Still, Maude’s family was determined to celebrate the holidays and not be overcome with worry about the danger. Maude made doll clothes and other toys for gifts. She always worked hard getting ready for Christmas, but this time she overdid things and weakened herself.
Next, Maude’s daughter Vera became sick and was in bed for a week. Then on New Year’s Day, Maude became desperately ill with flu. Relatives brought food but were afraid to bring it into the house. Fearing for their own health, they would set the food on the porch and leave.
Soon Maude’s flu turned into pneumonia, and then she started into labor. The baby wasn’t due for another six weeks. The family couldn’t get anyone to come and administer to her because everyone was afraid of getting sick and passing the sickness on. So Walter, her husband, gathered the children around her bed, and they knelt and prayed. Then Maude asked her husband to read from her patriarchal blessing, which promised that she would live to an old age.
One of the boys called the doctor and told him of Maude’s condition, and he said, “Well, Son, there’s no use calling me, just call the undertaker.” But Maude insisted that the doctor come, and when he did, he found her temperature was 106 degrees.
Throughout her labor, the doctor worried that the baby would not live because of the high fever. The infant he delivered weighed only four pounds. Placing the tiny baby in fourteen-year-old Elva’s hands, the doctor again indicated that he was without hope that the baby would live.
Though the baby was tiny and weak—she was unable even to cry—her sisters, Elva and Vera, who desperately wanted a baby sister, were determined to give her every chance to live. Opening the oven door for warmth, they wrapped the baby in a blanket and put her in a shoe box.

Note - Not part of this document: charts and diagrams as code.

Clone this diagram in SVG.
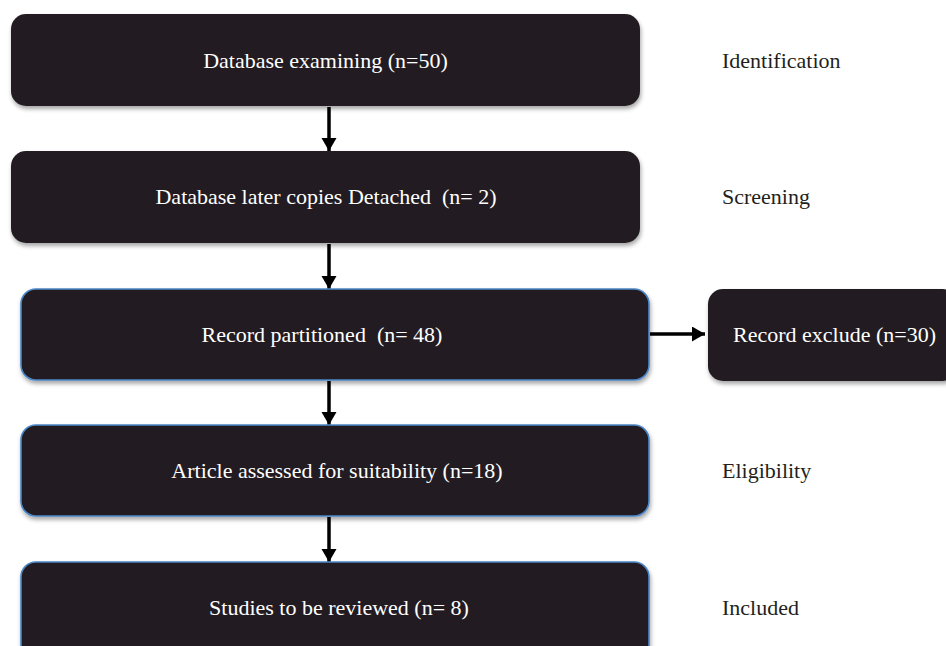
<svg xmlns="http://www.w3.org/2000/svg" width="946" height="646" viewBox="0 0 946 646">
  <style>
    .box { fill: #231f20; filter: url(#sh); }
    .blue { stroke: #4a86c8; stroke-width: 1.6; }
    .t { font-size: 22px; fill: #ffffff; text-anchor: middle; white-space: pre; }
    .lbl { font-size: 22px; fill: #231f20; }
    .conn { stroke: #000000; stroke-width: 3.5; fill: none; marker-end: url(#ah); }
  </style>
  <defs>
    <filter id="sh" x="-5%" y="-10%" width="110%" height="130%">
      <feDropShadow dx="1" dy="3" stdDeviation="2" flood-color="#000000" flood-opacity="0.35"/>
    </filter>
    <marker id="ah" markerUnits="userSpaceOnUse" markerWidth="16" markerHeight="16" refX="13" refY="7.5" orient="auto">
      <path d="M0,0 L13,7.5 L0,15 Z" fill="#000000"/>
    </marker>
  </defs>
  <rect width="946" height="646" fill="#ffffff"/>

  <g id="connectors">
    <line class="conn" x1="329" y1="107" x2="329" y2="151"/>
    <line class="conn" x1="329" y1="244" x2="329" y2="289"/>
    <line class="conn" x1="329" y1="381" x2="329" y2="425"/>
    <line class="conn" x1="329" y1="517" x2="329" y2="562"/>
    <line class="conn" x1="650" y1="334" x2="705" y2="334"/>
  </g>

  <g font-family="Liberation Serif, DejaVu Serif, serif">
  <g id="n1">
    <rect class="box" x="11" y="14" width="629" height="92" rx="15"/>
    <text class="t" x="325.5" y="68">Database examining (n=50)</text>
  </g>
  <g id="n2">
    <rect class="box" x="11" y="151" width="629" height="92" rx="15"/>
    <text class="t" x="326" y="204">Database later copies Detached  (n= 2)</text>
  </g>
  <g id="n3">
    <rect class="box blue" x="21" y="289" width="628" height="91" rx="15"/>
    <text class="t" x="322" y="342">Record partitioned  (n= 48)</text>
  </g>
  <g id="n4">
    <rect class="box blue" x="21" y="425" width="628" height="91" rx="15"/>
    <text class="t" x="337" y="478">Article assessed for suitability (n=18)</text>
  </g>
  <g id="n5">
    <rect class="box blue" x="21" y="562" width="628" height="100" rx="15"/>
    <text class="t" x="339" y="615">Studies to be reviewed (n= 8)</text>
  </g>
  <g id="n6">
    <rect class="box" x="708" y="289" width="250" height="92" rx="15"/>
    <text class="t" x="834.5" y="342">Record exclude (n=30)</text>
  </g>

  <g id="labels">
    <text class="lbl" x="722" y="68">Identification</text>
    <text class="lbl" x="722" y="204">Screening</text>
    <text class="lbl" x="722" y="478">Eligibility</text>
    <text class="lbl" x="722" y="615">Included</text>
  </g>
  </g>
</svg>
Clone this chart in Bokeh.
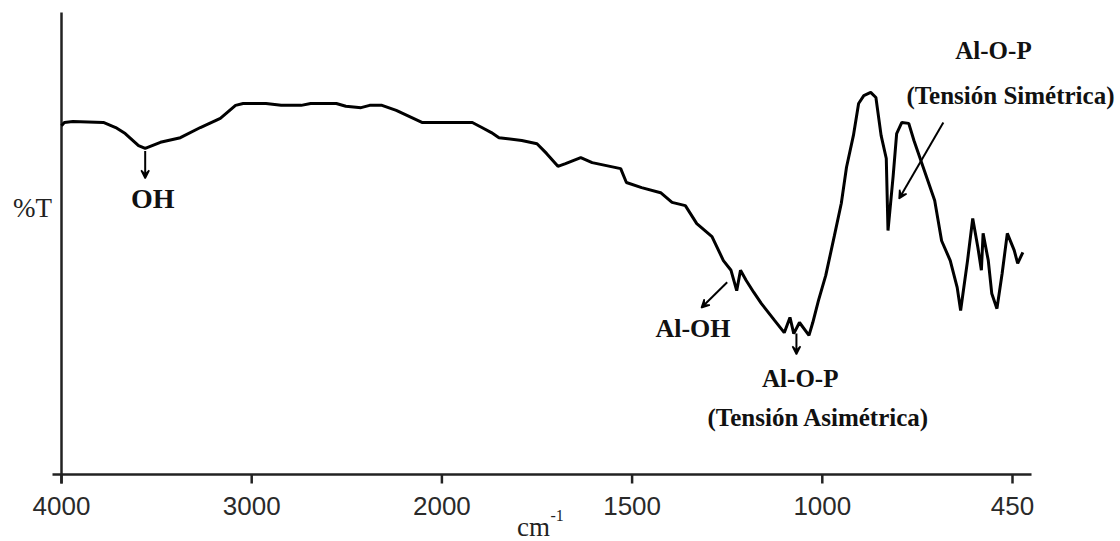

Feeding her with an eye dropper, they gradually nursed her to health.
That tiny baby grew up to become my mother. She later would write in her journal, “I owe my life to my two sisters, who wanted me so badly.
“But even after I was delivered,” my mother’s journal continues, “Mother was in a bad way. For the next several weeks, Daddy and the five children would kneel around her bed and pray several times a day.”
Grandmother recovered from the flu and went on to rear her family, which grew to include two more children.
The story of my mother’s miraculous birth was told repeatedly throughout her childhood, and she grew more thankful with each hearing. The story and her gratitude were passed on to her own children and will continue to be told with love and appreciation to our children and to theirs.